13日から「花祭展」 東栄町民有志が企画

2021/11/10 00:02(公開)
布川地区の花祭(2016年3月、提供)
 東栄町などで受け継がれる神事「花祭」=ことば=の意義や人々の思いを伝えようと、町民有志が「花祭展」を企画、13日に始まる。新型コロナウイルス感染防止のため、ほとんどの地区が2年連続で祭りを中止している。伝統が途絶えないようにするため、花祭会館に写真パネルや道具など展示する。来年1月9日まで。

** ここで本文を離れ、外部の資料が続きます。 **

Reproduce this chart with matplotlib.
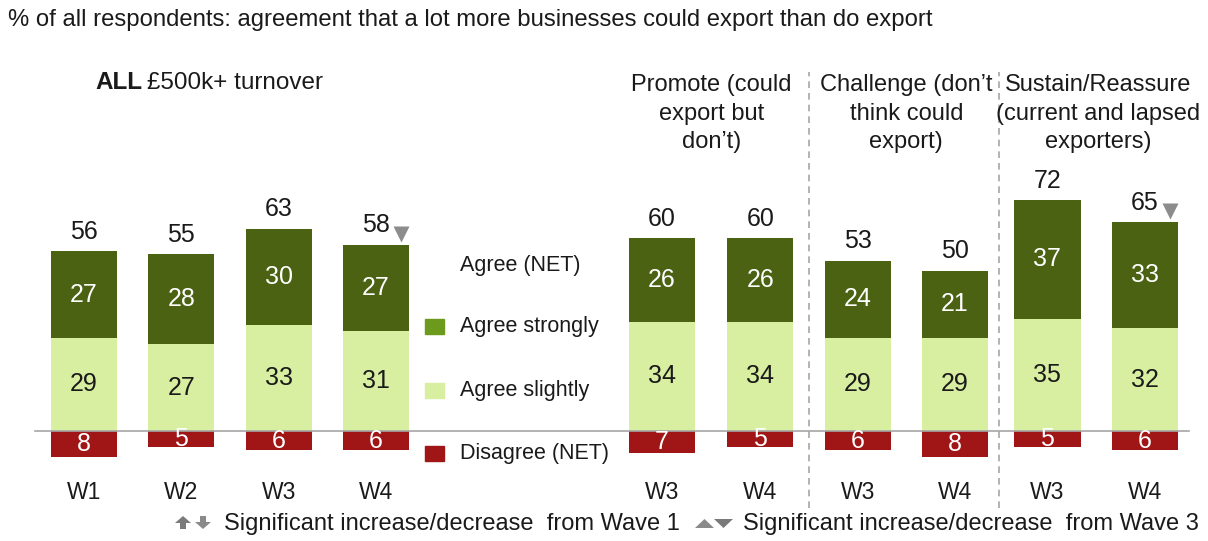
import matplotlib
matplotlib.use("Agg")
import matplotlib.pyplot as plt
from matplotlib.patches import Rectangle, Polygon

plt.rcParams['font.family'] = ['Liberation Sans', 'DejaVu Sans']

# Data
waves = ["W1", "W2", "W3", "W4", "W3", "W4", "W3", "W4", "W3", "W4"]
agree_strongly = [27, 28, 30, 27, 26, 26, 24, 21, 37, 33]
agree_slightly = [29, 27, 33, 31, 34, 34, 29, 29, 35, 32]
agree_net = [56, 55, 63, 58, 60, 60, 53, 50, 72, 65]
disagree_net = [8, 5, 6, 6, 7, 5, 6, 8, 5, 6]
sig_down_w3 = [False, False, False, True, False, False, False, False, False, True]
group_titles = ["Promote (could\nexport but\ndon\u2019t)",
                "Challenge (don\u2019t\nthink could\nexport)",
                "Sustain/Reassure\n(current and lapsed\nexporters)"]
legend_labels = ["Agree strongly", "Agree slightly", "Disagree (NET)"]

positions = [0, 1, 2, 3, 5.94, 6.95, 7.95, 8.95, 9.9, 10.9]

C_STRONG = "#4a6212"
C_SLIGHT = "#d8eea0"
C_DIS = "#a01515"
C_LEG_STRONG = "#6b9a1c"
C_GREY = "#8c8c8c"
C_TEXT = "#1a1a1a"

W, H = 1208, 541
fig = plt.figure(figsize=(W / 100, H / 100), dpi=100)
ax = fig.add_axes([0, 0, 1, 1])
ax.set_xlim(-0.863, 11.55)
ax.set_ylim(-34.3, 134.3)
ax.axis("off")

bw = 0.68
ax.bar(positions, agree_slightly, width=bw, color=C_SLIGHT, zorder=2)
ax.bar(positions, agree_strongly, width=bw, bottom=agree_slightly, color=C_STRONG, zorder=2)
ax.bar(positions, [-d for d in disagree_net], width=bw, color=C_DIS, zorder=2)

# baseline
ax.plot([-0.5, 11.35], [0, 0], color="#a6a6a6", lw=1.2, zorder=3)

NUM = 18
for x, s, sl, net, d, sig in zip(positions, agree_strongly, agree_slightly,
                                  agree_net, disagree_net, sig_down_w3):
    ax.text(x, sl / 2, str(sl), ha="center", va="center", fontsize=NUM, color=C_TEXT, zorder=4)
    ax.text(x, sl + s / 2, str(s), ha="center", va="center", fontsize=NUM, color="white", zorder=4)
    ax.text(x, -d / 2, str(d), ha="center", va="center", fontsize=NUM, color="white", zorder=4)
    ax.text(x, sl + s + 2.3, str(net), ha="center", va="bottom", fontsize=NUM, color=C_TEXT)
    if sig:
        ax.plot(x + 0.26, sl + s + 3.4, marker="v", ms=12, color=C_GREY, mec="none")

for x, w in zip(positions, waves):
    ax.text(x, -19.3, w, ha="center", va="center", fontsize=16.5, color=C_TEXT)

# legend block
leg_x = 3.5
for y, c, lab in zip([32.5, 12.5, -7.0], [C_LEG_STRONG, C_SLIGHT, C_DIS], legend_labels):
    ax.add_patch(Rectangle((leg_x, y - 2.3), 0.2, 4.6, color=c, zorder=2))
    ax.text(leg_x + 0.36, y, lab, ha="left", va="center", fontsize=15.5, color=C_TEXT)
ax.text(leg_x + 0.36, 51.5, "Agree (NET)", ha="left", va="center", fontsize=15.5, color=C_TEXT)

# group headings and separators
for xc, t in zip([6.45, 8.45, 10.42], group_titles):
    ax.text(xc, 111.2, t, ha="center", va="top", fontsize=17, color=C_TEXT,
            linespacing=1.38)
for xs in [7.45, 9.4]:
    ax.plot([xs, xs], [-24, 112], color="#a6a6a6", lw=1.2, ls=(0, (4, 3)))

# headings
fig.text(8 / W, 1 - 20 / H, "% of all respondents: agreement that a lot more businesses could export than do export",
         ha="left", va="center", fontsize=17.2, color=C_TEXT)
fig.text(95 / W, 1 - 83 / H, "ALL", ha="left", va="center", fontsize=17.5,
         fontweight="bold", color=C_TEXT)
fig.text(147 / W, 1 - 83 / H, "\u00a3500k+ turnover", ha="left", va="center", fontsize=17.5, color=C_TEXT)

# footnote key: symbols drawn in a pixel-space overlay
key = fig.add_axes([0, 0, 1, 1], facecolor="none")
key.set_xlim(0, W)
key.set_ylim(H, 0)
key.axis("off")


def block_arrow(x0, top, bottom, up, color):
    w, sw, hh = 16, 6, 7
    xm = x0 + w / 2
    if up:
        pts = [(xm, top), (x0 + w, top + hh), (xm + sw / 2, top + hh), (xm + sw / 2, bottom),
               (xm - sw / 2, bottom), (xm - sw / 2, top + hh), (x0, top + hh)]
    else:
        pts = [(xm, bottom), (x0 + w, bottom - hh), (xm + sw / 2, bottom - hh), (xm + sw / 2, top),
               (xm - sw / 2, top), (xm - sw / 2, bottom - hh), (x0, bottom - hh)]
    key.add_patch(Polygon(pts, closed=True, color=color, lw=0))


block_arrow(175, 516, 529, True, "#7a7a7a")
block_arrow(195, 516, 529, False, "#8a8a8a")
key.add_patch(Polygon([(695, 528), (714, 528), (704.5, 519)], closed=True, color="#8a8a8a", lw=0))
key.add_patch(Polygon([(714, 519), (733, 519), (723.5, 528)], closed=True, color="#7a7a7a", lw=0))

fig.text(224 / W, 1 - 524 / H, "Significant increase/decrease  from Wave 1", ha="left", va="center",
         fontsize=17, color=C_TEXT)
fig.text(743 / W, 1 - 524 / H, "Significant increase/decrease  from Wave 3", ha="left", va="center",
         fontsize=17, color=C_TEXT)

fig.savefig("out.png", dpi=100)
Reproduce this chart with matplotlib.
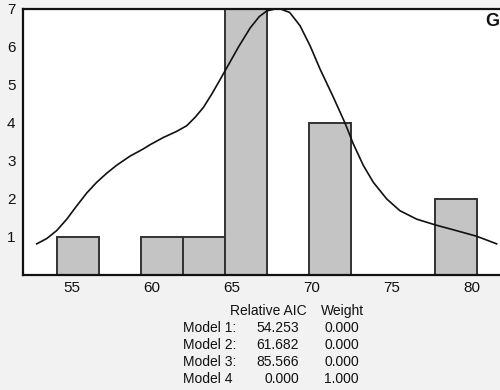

 花祭は毎年11月上旬から翌年1月中旬にかけて町内10カ所で開かれる。夜通しで40種以上の舞いを披露する。各地区で「太夫」や「宮人」など配役を受けた住民が舞う。「鬼の舞」では地元住民だけでなく遠方からの観光客も声を上げながら踊りの輪に入る。しかし、コロナ禍が終息しないため、各地区は昨年に続いて中止を決めた。
 そんな中、町民有志「花祭部」が今回の展示を企画した。コロナによる巣ごもりで交流が減った今、地域と人のつながりを再び考えてもらおうと「花祭のある暮らし」を副題にした。
 展示は写真パネルがメイン。「布川」の祭本番の模様や、供え物の山芋を用意する女性の姿、田植えや稲刈りなどの風景もある。演者が履くわらじなどのほか、花祭を訪れた人が作った榊鬼の面、神事で使う鈴なども出展する。花祭を見に訪れて結ばれたカップルのエピソードの紹介なども。
 「稲作は舞の中でわらを使ったり、五穀豊穣(ほうじょう)を祈る意味を考えるために展示する」と花祭部の伊藤拓真さんは説明する。
 父と長男の3代で花祭に携わる公務員原田健史さん(36)は「演じたいという憧れから、演じるという責任感を負うようになった」と話した。
 伊藤さんは「祭りの準備から本番まで、地域には活動があった。それがコロナ禍で薄れている。花祭りという共通の話題で人のつながりを考える機会になれば」と話す。
 入館料320円。期間中、展示物の入れ替えがある。
 問い合わせは東栄町観光まちづくり協会(0536・76・1780)へ。
【安藤聡】

ことば
花祭
 鎌倉時代末期に熊野の山伏や加賀・白山の聖(ひじり)によって伝わったとされる。湯立てと清めを中心とする神事。現在は五穀豊穣などを願う祭りとなった。町内10地区で地元の人たちによって受け継がれる。1976年に国重要無形文化財に指定された。